Koca bir sene geçiyor mesela: “Yerine gelecek nasıl olacak?.. Covid-19 virüsü bitecek mi?.. İklimdeki dengesizlikler son bulacak mı?...” Bu ve buna benzer binlerce soruya cevap aramaya uğraşsaydık hayatımız belki de düşünmekle geçerdi!
Yaşananlar geçiyor anladık da, yaşatılanlar geçiyor mu? Merakımdır; dünyanın %10’unu oluşturan zenginlere çalışan %90’lık gariban kesim değişecek mi?
Açlık geçecek mi? Silahlanma yarışı yahut? Ne zaman insanoğlu, “Tank, tüfek, SİHA, İHA… / Tövbe savaş yok daha!”, diyebilecek?..
Yalanla doğruları örtmek de geçecek mi? Kandırmak, dolandırmak, soymak fiilleri lügatlerden kalkacak mı? Envai çeşit suiistimaller bitecek mi? Geçmeyecekse, kalkmayacaksa ve bitmeyecekse eğer bir sene geçmiş ya da geçmemiş kime ne! Ha, bir şeyleri geçirmek ve bitirmek için gayret edilecekse ne âlâ… Kös kös oturup, “Geçen geçsin..”, demek; duvara “Bu da geçer Yahu!” yazılı bir levha asıp, kaderine razı beklemekle aynı kapıya çıkmaz mı?
Ten rengine bakma modası geçecek mi sorarım?.. Ya kadın cinayeti haberleri?.. Çocuk istismarı geçse ya?.. Irk, din, mevki, cinsiyet, zenginlik, fakirlik ayrımı da 2021’in peşine takılıp geçse ne güzel olurdu değil mi?
2021’in ardına takılıp geçmesini istediğimiz o kadar çok şey var ki; 2021 bu kadar çok şeyi taşıyamayıp olduğu yerde kalacak diye korkuyorum!

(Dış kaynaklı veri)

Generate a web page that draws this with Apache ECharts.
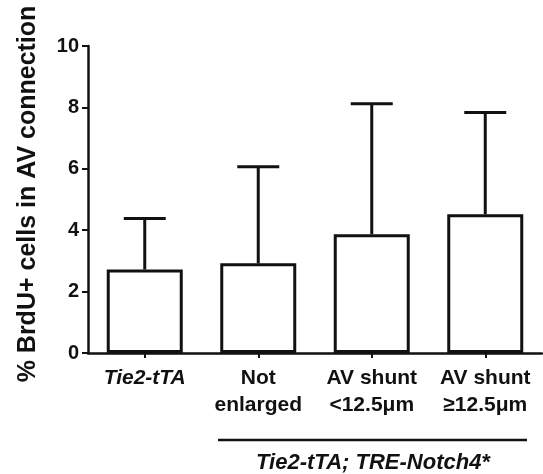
<!DOCTYPE html>
<html>
<head>
<meta charset="utf-8">
<script src="https://cdn.jsdelivr.net/npm/echarts@6/dist/echarts.min.js"></script>
<style>
  html, body { margin: 0; padding: 0; background: #fff; }
  #main { width: 543px; height: 474px; }
</style>
</head>
<body>
<div id="main"></div>
<script>
// values
var categories = ['Tie2-tTA', 'Not\nenlarged', 'AV shunt\n<12.5\u03bcm', 'AV shunt\n\u226512.5\u03bcm'];
var means = [2.72, 2.92, 3.87, 4.52];
var upper = [4.38, 6.07, 8.12, 7.83];
var yTicks = [0, 2, 4, 6, 8, 10];

var FONT = '"Liberation Sans", Arial, sans-serif';
var INK = '#111';

var chart = echarts.init(document.getElementById('main'), null, { renderer: 'canvas' });

var errData = means.map(function (m, i) { return [i, m, upper[i]]; });

var option = {
  backgroundColor: '#fff',
  animation: false,
  grid: { left: 88, right: 1, top: 46, bottom: 121, containLabel: false },
  xAxis: {
    type: 'category',
    data: categories,
    axisLine: { lineStyle: { color: INK, width: 2.5 } },
    axisTick: { show: true, alignWithLabel: true, length: 5, lineStyle: { color: INK, width: 2 } },
    axisLabel: {
      margin: 12,
      interval: 0,
      formatter: function (v, i) {
        if (i === 0) return '{it|' + v + '}';
        return v.split('\n').map(function (s) { return '{n|' + s + '}'; }).join('\n');
      },
      rich: {
        it: { fontFamily: FONT, fontSize: 21, fontWeight: 'bold', fontStyle: 'italic', color: INK, lineHeight: 27 },
        n: { fontFamily: FONT, fontSize: 21, fontWeight: 'bold', color: INK, lineHeight: 27 }
      }
    }
  },
  yAxis: {
    type: 'value',
    min: 0,
    max: 10,
    interval: 2,
    splitLine: { show: false },
    axisLine: { show: true, lineStyle: { color: INK, width: 2.5 } },
    axisTick: { show: true, length: 6, lineStyle: { color: INK, width: 2 } },
    axisLabel: {
      margin: 9,
      fontFamily: FONT, fontSize: 20, fontWeight: 'bold', color: INK,
      formatter: function (v) { return yTicks.indexOf(v) >= 0 ? String(v) : ''; }
    }
  },
  series: [
    {
      type: 'bar',
      data: means,
      barWidth: 76,
      itemStyle: { color: '#fff', borderColor: INK, borderWidth: 3 },
      z: 2
    },
    {
      type: 'custom',
      data: errData,
      z: 3,
      renderItem: function (params, api) {
        var x = api.value(0);
        var p0 = api.coord([x, api.value(1)]);
        var p1 = api.coord([x, api.value(2)]);
        var half = 21;
        var st = { stroke: INK, lineWidth: 3 };
        return {
          type: 'group',
          children: [
            { type: 'line', shape: { x1: p0[0], y1: p0[1], x2: p1[0], y2: p1[1] }, style: st },
            { type: 'line', shape: { x1: p1[0] - half, y1: p1[1], x2: p1[0] + half, y2: p1[1] }, style: st }
          ]
        };
      }
    }
  ],
  graphic: [
    {
      type: 'text', x: 28, y: 194, rotation: Math.PI / 2,
      style: {
        text: '% BrdU+ cells in AV connection',
        fontFamily: FONT, fontSize: 25, fontWeight: 'bold',
        fill: INK, align: 'center', verticalAlign: 'middle'
      }
    },
    { type: 'line', shape: { x1: 218, y1: 440, x2: 527, y2: 440 }, style: { stroke: INK, lineWidth: 2.5 } },
    {
      type: 'text', x: 373, y: 463,
      style: {
        text: 'Tie2-tTA; TRE-Notch4*',
        fontFamily: FONT, fontSize: 22, fontWeight: 'bold', fontStyle: 'italic',
        fill: INK, align: 'center', verticalAlign: 'middle'
      }
    }
  ]
};

chart.setOption(option);
</script>
</body>
</html>
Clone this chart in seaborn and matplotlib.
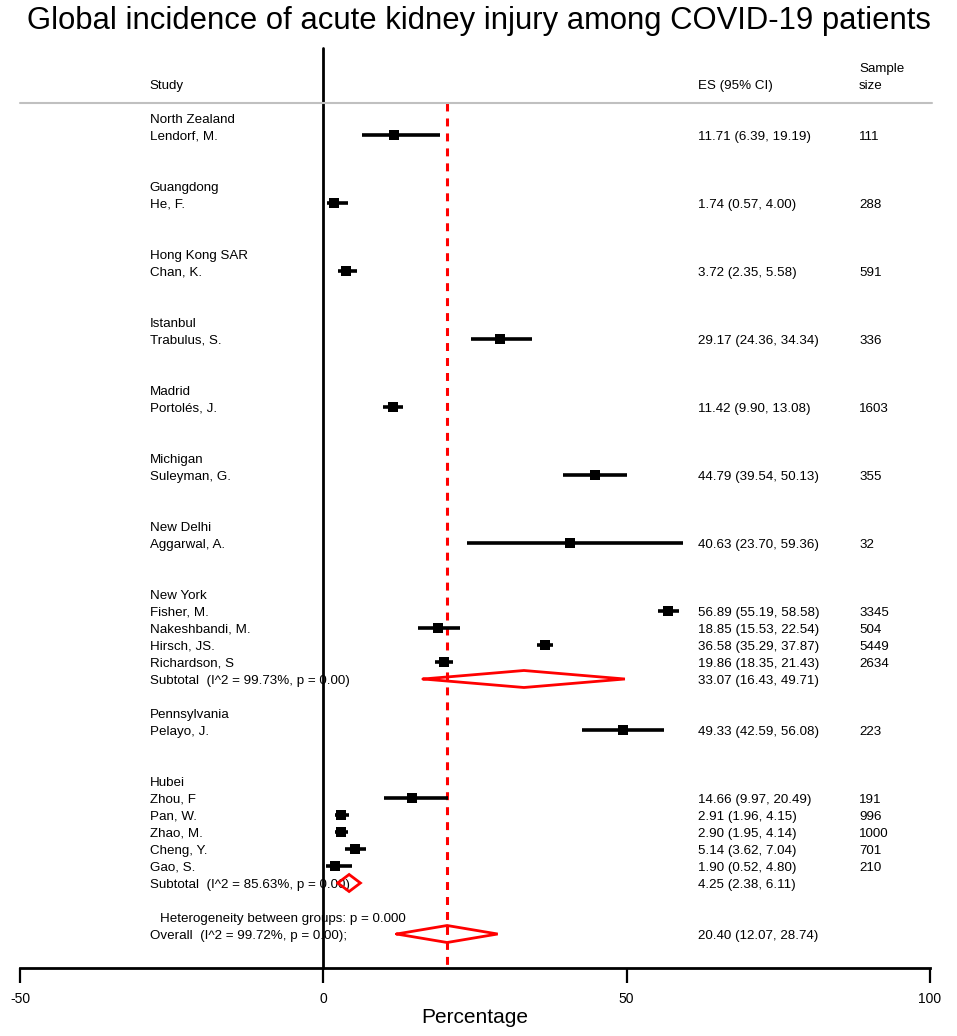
"""Forest plot: incidencia global de AKI en pacientes COVID-19."""

import matplotlib

matplotlib.use("Agg")
import matplotlib.pyplot as plt
import numpy as np
import pandas as pd
import seaborn as sns

# --- datos ---
groups = [
    "North Zealand", "Guangdong", "Hong Kong SAR", "Istanbul", "Madrid",
    "Michigan", "New Delhi", "New York", "Pennsylvania", "Hubei",
]
study_group = [
    "North Zealand", "Guangdong", "Hong Kong SAR", "Istanbul", "Madrid",
    "Michigan", "New Delhi", "New York", "New York", "New York", "New York",
    "Pennsylvania", "Hubei", "Hubei", "Hubei", "Hubei", "Hubei",
]
study_names = [
    "Lendorf, M.", "He, F.", "Chan, K.", "Trabulus, S.", "Portolés, J.",
    "Suleyman, G.", "Aggarwal, A.", "Fisher, M.", "Nakeshbandi, M.",
    "Hirsch, JS.", "Richardson, S", "Pelayo, J.", "Zhou, F", "Pan, W.",
    "Zhao, M.", "Cheng, Y.", "Gao, S.",
]
es = [11.71, 1.74, 3.72, 29.17, 11.42, 44.79, 40.63, 56.89, 18.85, 36.58,
      19.86, 49.33, 14.66, 2.91, 2.90, 5.14, 1.90]
ci_low = [6.39, 0.57, 2.35, 24.36, 9.90, 39.54, 23.70, 55.19, 15.53, 35.29,
          18.35, 42.59, 9.97, 1.96, 1.95, 3.62, 0.52]
ci_high = [19.19, 4.00, 5.58, 34.34, 13.08, 50.13, 59.36, 58.58, 22.54, 37.87,
           21.43, 56.08, 20.49, 4.15, 4.14, 7.04, 4.80]
sample_size = [111, 288, 591, 336, 1603, 355, 32, 3345, 504, 5449, 2634,
               223, 191, 996, 1000, 701, 210]

subtotal_groups = ["New York", "Hubei"]
subtotal_es = [33.07, 4.25]
subtotal_low = [16.43, 2.38]
subtotal_high = [49.71, 6.11]
subtotal_i2 = [99.73, 85.63]

overall_es = 20.40
overall_low = 12.07
overall_high = 28.74
overall_i2 = 99.72

# --- construir tabla con filas ---
df = pd.DataFrame({
    "group": study_group, "study": study_names, "es": es,
    "lo": ci_low, "hi": ci_high, "n": sample_size,
})

row = 2
header_rows = {}
study_rows = []
sub_rows = {}
for g in groups:
    header_rows[g] = row
    row += 1
    idx = df.index[df["group"] == g]
    for i in idx:
        study_rows.append((i, row))
        row += 1
    if g in subtotal_groups:
        sub_rows[g] = row
    row += 2
het_row = row
overall_row = row + 1
df["row"] = [r for _, r in sorted(study_rows)]

sns.set_style("white")
plt.rcParams["font.family"] = ["Liberation Sans", "DejaVu Sans"]
plt.rcParams["axes.unicode_minus"] = False
plt.rcParams["text.color"] = "black"
plt.rcParams["axes.edgecolor"] = "black"
plt.rcParams["xtick.color"] = "black"
plt.rcParams["axes.labelcolor"] = "black"

fig = plt.figure(figsize=(9.57, 10.36), dpi=100)
ax = fig.add_axes([20 / 957, 1 - 968 / 1036, 910 / 957, (968 - 41.5) / 1036])
ax.set_xlim(-50, 100)
ax.set_ylim(52, -2.5)

fs = 9.6
va = "center_baseline"
x_study = -28.6
x_es = 61.7
x_n = 88.3

# cabecera
ax.text(x_study, 0, "Study", fontsize=fs, va=va, ha="left")
ax.text(x_es, 0, "ES (95% CI)", fontsize=fs, va=va, ha="left")
ax.text(x_n, -1, "Sample", fontsize=fs, va=va, ha="left")
ax.text(x_n, 0, "size", fontsize=fs, va=va, ha="left")
ax.plot([-50, 100.3], [1.12, 1.12], color="#c0c0c0", lw=1.5, clip_on=False)

# líneas de referencia
ax.plot([0, 0], [-2.1, 52], color="black", lw=2, zorder=1, clip_on=False)
ax.plot([overall_es, overall_es], [1.12, 52], color="red", lw=2.2,
        ls=(0, (2.6, 2.3)), zorder=1)

# estudios individuales
for g, r in header_rows.items():
    ax.text(x_study, r, g, fontsize=fs, va=va, ha="left")

ax.hlines(df["row"], df["lo"], df["hi"], color="black", lw=2.6, zorder=3)
sns.scatterplot(data=df, x="es", y="row", marker="s", s=62, color="black",
                edgecolor="black", linewidth=0, zorder=4, ax=ax, legend=False)
for _, r in df.iterrows():
    ax.text(x_study, r["row"], r["study"], fontsize=fs, va=va, ha="left")
    ax.text(x_es, r["row"], f"{r['es']:.2f} ({r['lo']:.2f}, {r['hi']:.2f})",
            fontsize=fs, va=va, ha="left")
    ax.text(x_n, r["row"], f"{r['n']}", fontsize=fs, va=va, ha="left")


def diamond(center, low, high, y, h=0.5):
    xs = [low, center, high, center, low]
    ys = [y, y - h, y, y + h, y]
    ax.plot(xs, ys, color="red", lw=2, zorder=5, solid_joinstyle="miter")


for g, c, lo, hi, i2 in zip(subtotal_groups, subtotal_es, subtotal_low,
                            subtotal_high, subtotal_i2):
    r = sub_rows[g]
    diamond(c, lo, hi, r)
    ax.text(x_study, r, f"Subtotal  (I^2 = {i2:.2f}%, p = 0.00)", fontsize=fs,
            va=va, ha="left", zorder=2)
    ax.text(x_es, r, f"{c:.2f} ({lo:.2f}, {hi:.2f})", fontsize=fs,
            va=va, ha="left")

ax.text(x_study + 1.7, het_row, "Heterogeneity between groups: p = 0.000",
        fontsize=fs, va=va, ha="left")
diamond(overall_es, overall_low, overall_high, overall_row)
ax.text(x_study, overall_row, f"Overall  (I^2 = {overall_i2:.2f}%, p = 0.00);",
        fontsize=fs, va=va, ha="left", zorder=2)
ax.text(x_es, overall_row,
        f"{overall_es:.2f} ({overall_low:.2f}, {overall_high:.2f})",
        fontsize=fs, va=va, ha="left")

# ejes
for s in ["top", "right", "left"]:
    ax.spines[s].set_visible(False)
ax.spines["bottom"].set_linewidth(2)
ax.set_yticks([])
ax.set_xticks([-50, 0, 50, 100])
ax.tick_params(axis="x", direction="out", length=11, width=1.6, labelsize=10,
               pad=6, bottom=True)
ax.set_xlabel("Percentage", fontsize=15, labelpad=2)
ax.set_ylabel("")

fig.text(0.5, 0.980, "Global incidence of acute kidney injury among COVID-19 patients",
         ha="center", va="center", fontsize=22.3)

fig.savefig("out.png", dpi=100)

Sonra bir ânlığına yıllar dursa diyorum… Yıllar durur da yapılanlar, cinayetler, savaşlar, tecavüzler, şantajlar, potlar, türlü rezillikler durur mu? Sonra sağduyum ağır basıyor, “Tüm pislikler durmayıp geçsin de; varsın yıllar da durmayıp geçiversin!”, diye haykırıyor içimin sesi!
Hayat vadisinin bir yamacında geçenler, diğer yamacında geçmeyenler ve ortasından bir ırmak gibi akan zaman!.. İşte bu ırmak, biz insanlara yeni bir şans getiriyor: 2022! Gerekirse zaman ırmağına bir değirmen kuralım ama bu şansı değerlendirelim lütfen. Çok yanlışı düzeltebiliriz, çok hatadan dönebiliriz. Biz insanız; istesek neler neler yapabiliriz!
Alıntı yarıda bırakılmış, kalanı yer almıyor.